Spider-man – No way home: recensione

Dopo varie gestazioni, attese e annunci seminati un po’ qua e un po’ là, ecco uscire nelle sale l’attesissimo sequel targato Marvel Spider-man: no way home, ovvero la terza avventura del “simpatico ragnetto di quartiere” che vede all’opera il team composto da Jon Watts regista e Tom Holland protagonista, un’accoppiata che con le avventure precedenti ha dato i suoi frutti a livello economico, aprendo di conseguenza le porte a ciò che ci viene mostrato in questo nuovo titolo.

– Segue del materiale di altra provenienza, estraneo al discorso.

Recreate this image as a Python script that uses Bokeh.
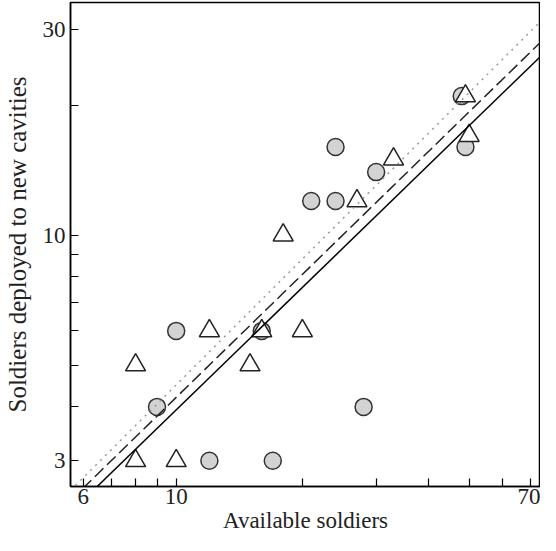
from bokeh.plotting import figure
from bokeh.models import FixedTicker, Range1d, NumeralTickFormatter
from bokeh.embed import file_html
from bokeh.resources import INLINE

# --- data (log-log scatter) ---
circle_x = [9, 10, 12, 16, 17, 21, 24, 24, 28, 30, 48, 49]
circle_y = [4, 6, 3, 6, 3, 12, 12, 16, 4, 14, 21, 16]
tri_x = [8, 8, 10, 12, 15, 16, 18, 20, 27, 33, 49, 50]
tri_y = [5, 3, 3, 6, 5, 6, 10, 6, 12, 15, 21, 17]

# power-law fits y = a * x^b : solid, dashed, dotted
fit_a = [0.450, 0.476, 0.483]
fit_b = [0.942, 0.9465, 0.969]

x_major = [6, 10, 70]
x_minor = [7, 8, 9, 20, 30, 40, 50, 60]
y_major = [3, 10, 30]
y_minor = [4, 5, 6, 7, 8, 9, 20]

X0, X1 = 5.595, 74.0
Y0, Y1 = 2.616, 34.6

FONT = "Liberation Serif"
TICK_FS = "23px"
XLAB_FS = "23px"
YLAB_FS = "25px"
TXT = "#222222"

p = figure(width=540, height=535, x_axis_type="log", y_axis_type="log",
           x_range=Range1d(X0, X1), y_range=Range1d(Y0, Y1),
           output_backend="svg", toolbar_location=None,
           min_border_left=65, min_border_right=0, min_border_top=2,
           min_border_bottom=0)

p.grid.visible = False
p.outline_line_color = "black"
p.outline_line_width = 1.5
p.background_fill_color = "white"

p.scatter(circle_x, circle_y, marker="circle", size=17,
          fill_color="#d3d3d3", line_color="#333333", line_width=1.5)
p.scatter(tri_x, tri_y, marker="triangle", size=20,
          fill_color="white", line_color="#222222", line_width=1.5)

styles = [dict(line_color="black", line_dash="solid", line_width=1.5),
          dict(line_color="#222222", line_dash="12 5", line_width=1.5),
          dict(line_color="#999999", line_dash="2 5", line_width=1.5)]
for a, b, st in zip(fit_a, fit_b, styles):
    xs = [X0, X1]
    ys = [a * xv ** b for xv in xs]
    p.line(xs, ys, **st)

p.xaxis.ticker = FixedTicker(ticks=x_major, minor_ticks=x_minor)
p.yaxis.ticker = FixedTicker(ticks=y_major, minor_ticks=y_minor)
for ax in (p.xaxis, p.yaxis):
    ax.formatter = NumeralTickFormatter(format="0")
    ax.axis_line_color = "black"
    ax.axis_line_width = 1.5
    ax.major_tick_in = 8
    ax.major_tick_out = 0
    ax.minor_tick_in = 8
    ax.minor_tick_out = 0
    ax.major_tick_line_color = "black"
    ax.minor_tick_line_color = "black"
    ax.major_tick_line_width = 1.2
    ax.minor_tick_line_width = 1.2
    ax.major_label_text_font = FONT
    ax.major_label_text_font_size = TICK_FS
    ax.major_label_text_color = TXT
    ax.axis_label_text_font = FONT
    ax.axis_label_text_font_style = "normal"
    ax.axis_label_text_color = TXT

p.xaxis.axis_label_text_font_size = XLAB_FS
p.yaxis.axis_label_text_font_size = YLAB_FS
p.xaxis.axis_label = "Available soldiers"
p.yaxis.axis_label = "Soldiers deployed to new cavities"
p.xaxis.major_label_standoff = 2
p.yaxis.major_label_standoff = 5
p.xaxis.axis_label_standoff = 1
p.yaxis.axis_label_standoff = 9

open("out.html", "w").write(file_html(p, INLINE))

Riprendendo il discorso da dove eravamo rimasti col precedente capitolo, Spider-man: far from home, qua troviamo Peter Parker (Holland) alle prese con la segretezza della sua identità, messa a nudo da un annuncio rilasciato dalla testata giornalistica guidata dal tenace J.Jonah Jameson (J.K. Simmons).

Questo avvenimento rischia di mettere in pericolo anche la ragazza di Peter, MJ (Zendaya), più sua zia May (Marisa Tomei) e il suo amico Ned (Jacob Batalon), creando una tragedia che ribalterebbe tutte le loro vite e le prospettive per il proprio futuro, come la candidatura ad una prestigiosa università.

L’unico rimedio a tutto ciò è chiedere aiuto al Dottor Strange (Benedict Cumberbatch), il quale potrebbe avere un incantesimo capace di rimettere le cose a posto, cancellando la memoria di chi conosce la vera identità di Peter.

Ma tale stratagemma si trasmoderà ben presto in una tragedia, richiamando nel mondo di Parker persone e nemici facenti parte di altri universi paralleli, portando Spider-man stesso alla caccia di minacce inattese e contemporaneamente al cospetto di alleati che mai avrebbe pensato di trovare al suo fianco.

Idea che già era stata testata e confermata col precedente film di animazione Spider-man: un nuovo universo, quella del multiverso in Spider-man: no way home si dimostra essere l’elemento di maggior presa in questo terzo tassello della trilogia Watts/Holland, giocando a proprio favore delle carte veramente vincenti che fanno del fan service un principio che arriva prima della qualità del film in sé.

Difatti in questa opera, la quale ci mette un po’ prima di costruire un degno svolgimento senza l’utilizzo di battutine e faccette buffe, non brilla di maestria narrativa, dato che la esile trama segue un canovaccio incentrato su una sorta di disastro ancestrale; è tutto un pretesto per aprire le porte dell’intrattenimento a quanto di più accessibile in fatto di nostalgia e devozione nerd nel regno cinematografico di Spider-man ci sia.

Detto questo, inutile ribadire che chi si accontenta di una vecchia rimpatriata con beniamini di tale universo sarà ben soddisfatto, tanto che non è il caso di anticipare neanche per iscritto ciò che vi aspetta qua; ma Spider-man: no way home non ha ben altro da mostrare, facendosi esclusivamente adorare come operazione nostalgie per gli amanti del mondo de l’uomo ragno, e alzando quindi di molto il tiro sull’utilizzo di vecchie glorie appartenenti a questa saga che va avanti dal 2002 in poi (ovvero da quel primo film diretto da Sam Raimi, e chi vuol capir capisca).

Insomma, osservando il lato buono del tutto, di operazioni come questo Spider-man: no way home in tutta sincerità poche se ne erano viste, solo che una gestazione più solida a livello di plot sarebbe stata più gradita, anche perché, così com’è, il lungometraggio di Watts sembra adagiarsi sul suddetto fattore nostalgia senza alcun impegno, portando poca gloria al film stesso, e lo fa senza portare molta accortezza ed attenzione ad altri fattori artistici del caso.